Written problem: Starting at the line with "Output the Python" and stopping at the line with "src = ColumnDataSource(data=dict(cat=categories, val=values))", repeat each line exactly. Include both and omit the rest.

The records:
──────

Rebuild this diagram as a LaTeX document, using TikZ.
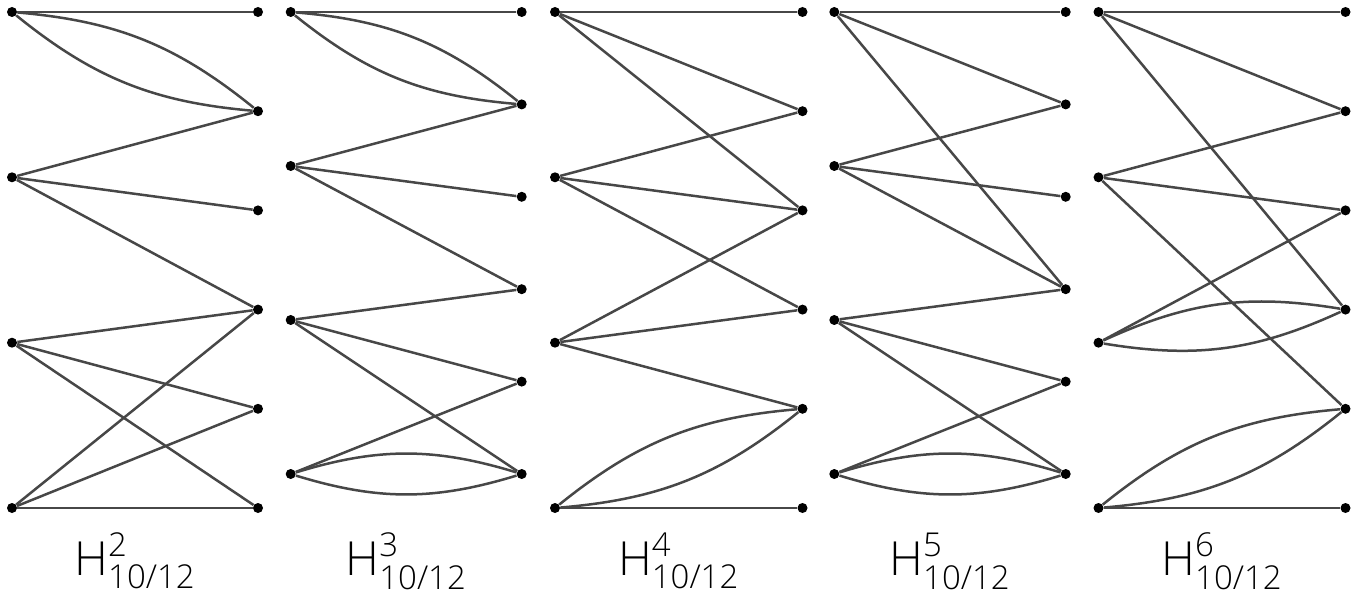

──────

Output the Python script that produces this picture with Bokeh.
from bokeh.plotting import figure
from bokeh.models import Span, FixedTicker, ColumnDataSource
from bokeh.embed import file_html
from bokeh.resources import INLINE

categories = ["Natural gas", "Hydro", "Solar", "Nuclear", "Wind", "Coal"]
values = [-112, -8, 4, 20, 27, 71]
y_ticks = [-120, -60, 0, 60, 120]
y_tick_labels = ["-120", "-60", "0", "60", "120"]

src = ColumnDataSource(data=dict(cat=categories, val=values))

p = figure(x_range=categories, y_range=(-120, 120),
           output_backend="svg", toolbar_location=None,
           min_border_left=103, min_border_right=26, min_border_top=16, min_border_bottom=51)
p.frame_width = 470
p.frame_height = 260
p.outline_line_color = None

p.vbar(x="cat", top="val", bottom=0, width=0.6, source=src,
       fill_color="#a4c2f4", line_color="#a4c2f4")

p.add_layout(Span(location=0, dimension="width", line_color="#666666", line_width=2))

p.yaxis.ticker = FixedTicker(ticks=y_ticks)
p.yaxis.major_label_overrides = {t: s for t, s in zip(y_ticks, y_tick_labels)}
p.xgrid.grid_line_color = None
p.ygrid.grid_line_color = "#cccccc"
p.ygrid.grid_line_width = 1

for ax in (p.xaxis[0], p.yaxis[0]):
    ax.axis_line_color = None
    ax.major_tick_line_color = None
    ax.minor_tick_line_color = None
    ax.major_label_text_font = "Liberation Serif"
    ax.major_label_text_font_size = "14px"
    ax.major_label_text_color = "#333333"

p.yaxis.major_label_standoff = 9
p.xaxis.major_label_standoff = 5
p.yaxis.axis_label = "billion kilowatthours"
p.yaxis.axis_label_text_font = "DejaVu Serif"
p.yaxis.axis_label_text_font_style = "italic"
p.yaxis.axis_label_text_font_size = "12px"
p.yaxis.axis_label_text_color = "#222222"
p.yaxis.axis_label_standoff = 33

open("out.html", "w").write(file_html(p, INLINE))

──────

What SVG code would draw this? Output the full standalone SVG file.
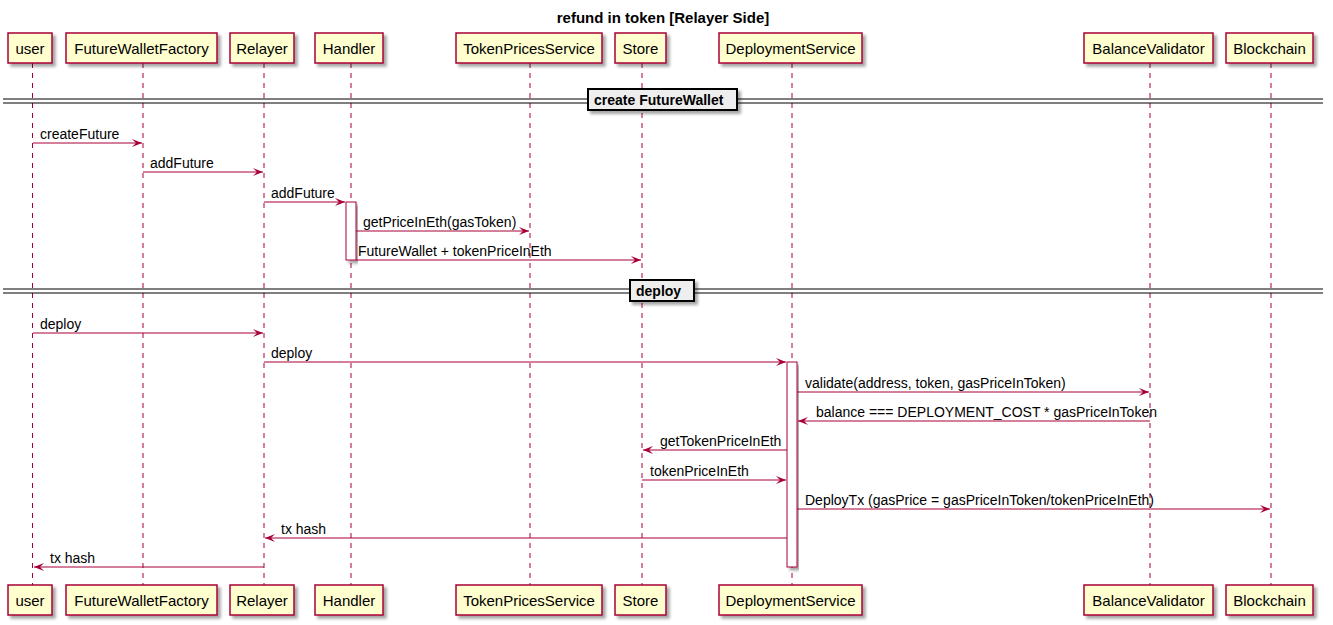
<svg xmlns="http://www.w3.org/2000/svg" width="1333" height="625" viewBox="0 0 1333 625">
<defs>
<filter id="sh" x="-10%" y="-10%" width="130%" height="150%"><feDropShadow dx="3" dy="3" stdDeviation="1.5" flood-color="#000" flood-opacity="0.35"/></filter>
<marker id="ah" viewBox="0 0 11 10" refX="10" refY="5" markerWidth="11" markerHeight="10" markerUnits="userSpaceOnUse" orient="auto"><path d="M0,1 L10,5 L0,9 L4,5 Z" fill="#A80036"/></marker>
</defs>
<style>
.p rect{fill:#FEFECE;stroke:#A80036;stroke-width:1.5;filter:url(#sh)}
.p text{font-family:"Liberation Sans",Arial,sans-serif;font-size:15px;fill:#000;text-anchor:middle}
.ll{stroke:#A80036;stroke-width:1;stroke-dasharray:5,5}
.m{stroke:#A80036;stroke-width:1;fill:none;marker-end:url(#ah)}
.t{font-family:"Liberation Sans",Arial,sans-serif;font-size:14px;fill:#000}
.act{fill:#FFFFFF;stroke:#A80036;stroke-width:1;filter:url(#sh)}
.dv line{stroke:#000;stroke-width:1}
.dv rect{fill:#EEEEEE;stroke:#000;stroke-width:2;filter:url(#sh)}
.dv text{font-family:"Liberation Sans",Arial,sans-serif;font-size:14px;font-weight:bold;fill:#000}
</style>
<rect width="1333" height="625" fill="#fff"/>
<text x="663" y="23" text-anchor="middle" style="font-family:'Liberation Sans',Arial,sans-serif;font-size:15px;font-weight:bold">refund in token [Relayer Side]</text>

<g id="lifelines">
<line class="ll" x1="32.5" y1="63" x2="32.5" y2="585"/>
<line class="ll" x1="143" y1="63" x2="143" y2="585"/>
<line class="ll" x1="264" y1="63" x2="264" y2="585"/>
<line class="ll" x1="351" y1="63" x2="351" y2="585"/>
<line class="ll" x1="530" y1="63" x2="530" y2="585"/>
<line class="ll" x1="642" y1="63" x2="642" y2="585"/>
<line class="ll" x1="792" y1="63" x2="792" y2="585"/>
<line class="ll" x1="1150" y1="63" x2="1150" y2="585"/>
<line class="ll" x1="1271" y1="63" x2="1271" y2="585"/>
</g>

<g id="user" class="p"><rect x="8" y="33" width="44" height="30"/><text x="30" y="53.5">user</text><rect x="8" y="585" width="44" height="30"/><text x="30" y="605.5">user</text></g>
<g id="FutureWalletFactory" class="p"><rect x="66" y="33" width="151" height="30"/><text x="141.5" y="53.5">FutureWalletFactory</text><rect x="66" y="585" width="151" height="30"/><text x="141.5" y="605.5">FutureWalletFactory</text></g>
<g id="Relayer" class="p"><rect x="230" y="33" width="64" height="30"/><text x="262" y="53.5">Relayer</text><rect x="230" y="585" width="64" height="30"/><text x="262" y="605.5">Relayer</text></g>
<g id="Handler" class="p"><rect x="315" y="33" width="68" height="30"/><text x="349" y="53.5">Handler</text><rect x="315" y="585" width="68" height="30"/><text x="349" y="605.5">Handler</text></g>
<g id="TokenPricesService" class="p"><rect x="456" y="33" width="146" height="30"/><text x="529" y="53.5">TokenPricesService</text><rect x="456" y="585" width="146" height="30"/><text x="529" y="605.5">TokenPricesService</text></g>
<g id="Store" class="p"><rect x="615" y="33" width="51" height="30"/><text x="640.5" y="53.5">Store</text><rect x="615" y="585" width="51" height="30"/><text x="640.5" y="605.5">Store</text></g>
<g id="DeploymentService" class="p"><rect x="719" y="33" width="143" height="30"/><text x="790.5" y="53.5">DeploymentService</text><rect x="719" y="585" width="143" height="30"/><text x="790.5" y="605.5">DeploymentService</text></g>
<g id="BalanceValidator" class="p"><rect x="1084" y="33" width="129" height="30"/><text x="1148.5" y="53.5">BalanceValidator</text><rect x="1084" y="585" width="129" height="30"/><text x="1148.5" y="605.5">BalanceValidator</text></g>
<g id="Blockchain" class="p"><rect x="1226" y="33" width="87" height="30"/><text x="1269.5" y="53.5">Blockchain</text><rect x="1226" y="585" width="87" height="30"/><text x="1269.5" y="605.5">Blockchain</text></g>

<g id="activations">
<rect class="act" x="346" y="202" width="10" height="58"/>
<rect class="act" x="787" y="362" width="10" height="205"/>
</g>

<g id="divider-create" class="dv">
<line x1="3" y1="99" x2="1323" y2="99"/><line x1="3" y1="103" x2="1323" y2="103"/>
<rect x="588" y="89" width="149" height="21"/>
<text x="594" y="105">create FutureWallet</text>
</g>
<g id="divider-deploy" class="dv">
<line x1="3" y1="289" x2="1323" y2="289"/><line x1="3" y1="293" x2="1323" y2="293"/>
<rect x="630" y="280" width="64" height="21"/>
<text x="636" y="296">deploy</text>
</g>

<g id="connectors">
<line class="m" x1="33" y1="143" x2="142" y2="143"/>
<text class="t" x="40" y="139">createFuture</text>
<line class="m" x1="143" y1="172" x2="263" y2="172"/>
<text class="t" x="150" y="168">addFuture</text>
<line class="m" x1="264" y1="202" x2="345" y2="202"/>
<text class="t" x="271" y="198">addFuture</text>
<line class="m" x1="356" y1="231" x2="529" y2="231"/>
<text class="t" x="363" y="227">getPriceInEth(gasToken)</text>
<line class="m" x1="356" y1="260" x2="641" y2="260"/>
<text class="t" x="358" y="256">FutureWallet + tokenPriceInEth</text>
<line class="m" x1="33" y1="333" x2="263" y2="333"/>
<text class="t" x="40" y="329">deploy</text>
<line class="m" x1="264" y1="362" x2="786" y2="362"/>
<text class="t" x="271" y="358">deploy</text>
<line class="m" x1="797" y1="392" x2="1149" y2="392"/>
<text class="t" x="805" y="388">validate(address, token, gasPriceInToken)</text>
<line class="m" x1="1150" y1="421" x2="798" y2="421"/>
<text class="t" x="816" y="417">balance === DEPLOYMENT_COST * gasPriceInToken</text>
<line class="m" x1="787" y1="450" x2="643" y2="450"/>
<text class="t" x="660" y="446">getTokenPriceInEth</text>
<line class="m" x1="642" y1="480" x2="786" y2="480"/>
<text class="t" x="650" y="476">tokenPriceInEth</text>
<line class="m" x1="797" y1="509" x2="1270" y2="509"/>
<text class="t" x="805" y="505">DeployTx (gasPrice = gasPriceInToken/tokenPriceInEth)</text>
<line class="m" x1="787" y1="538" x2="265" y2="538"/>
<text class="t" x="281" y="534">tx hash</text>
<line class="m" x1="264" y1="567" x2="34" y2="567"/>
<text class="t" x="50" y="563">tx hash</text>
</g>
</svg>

──────

Problem solution:
Output the Python script that produces this picture with Bokeh.
from bokeh.plotting import figure
from bokeh.models import Span, FixedTicker, ColumnDataSource
from bokeh.embed import file_html
from bokeh.resources import INLINE

categories = ["Natural gas", "Hydro", "Solar", "Nuclear", "Wind", "Coal"]
values = [-112, -8, 4, 20, 27, 71]
y_ticks = [-120, -60, 0, 60, 120]
y_tick_labels = ["-120", "-60", "0", "60", "120"]

src = ColumnDataSource(data=dict(cat=categories, val=values))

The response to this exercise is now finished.